The Smiths have two children, aged 5 and 7, for whom they’ve started a college savings plan, currently holding $40,000. Their goal is to fully fund their children’s education, estimated to be $200,000 each by the time they attend college. Additionally, they have outstanding student loans totaling $300,000 at a 6% interest rate. Emily will likely be eligible for PSLF so this will reduce some of the burden in 4 more years.
Their monthly expenses, including mortgage, loans, utilities, insurance, and living costs, amount to approximately $15,000. Money continues to stack up each month and they’ve managed to save $150,000 in a joint savings account and have $200,000 in retirement funds. However, they lack investments outside of retirement and savings accounts and have no clear strategy for debt management, cash deployment, or retirement planning.
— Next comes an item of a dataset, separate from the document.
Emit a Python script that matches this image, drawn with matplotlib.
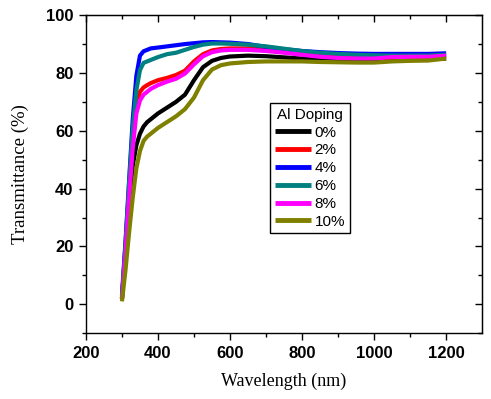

What accounts do they have access to and how much should they be contributing? Emily will likely have access to a 457 plan while John could work with his private practice on different investment options. In addition, they need to start saving in a brokerage account which increases complexity around saving, but will offer them more liquid savings and opportunities for tax efficiency through asset location strategies.
Strategy: The Smiths are falling into the trap of cash just being built up in a checking/savings account because it doesn’t have a job. There is no strategy. Cash without a job gets lazy and prefers either not to move or be spent on things that don’t increase financial security. Implementing a strategic financial plan could significantly improve the Smiths’ financial health and future. We need to break down their financial goals from retirement, renovations, and college funds to an easily manageable strategy i.e. “Save $XXX each month in your brokerage account and allocate it to these 4 funds…”
Protection: Money is coming in and net worth is growing. Do they have the right amount of life, disability, and liability insurance? How does their estate plan look? Are they implementing steps to protect their personal data and growing wealth?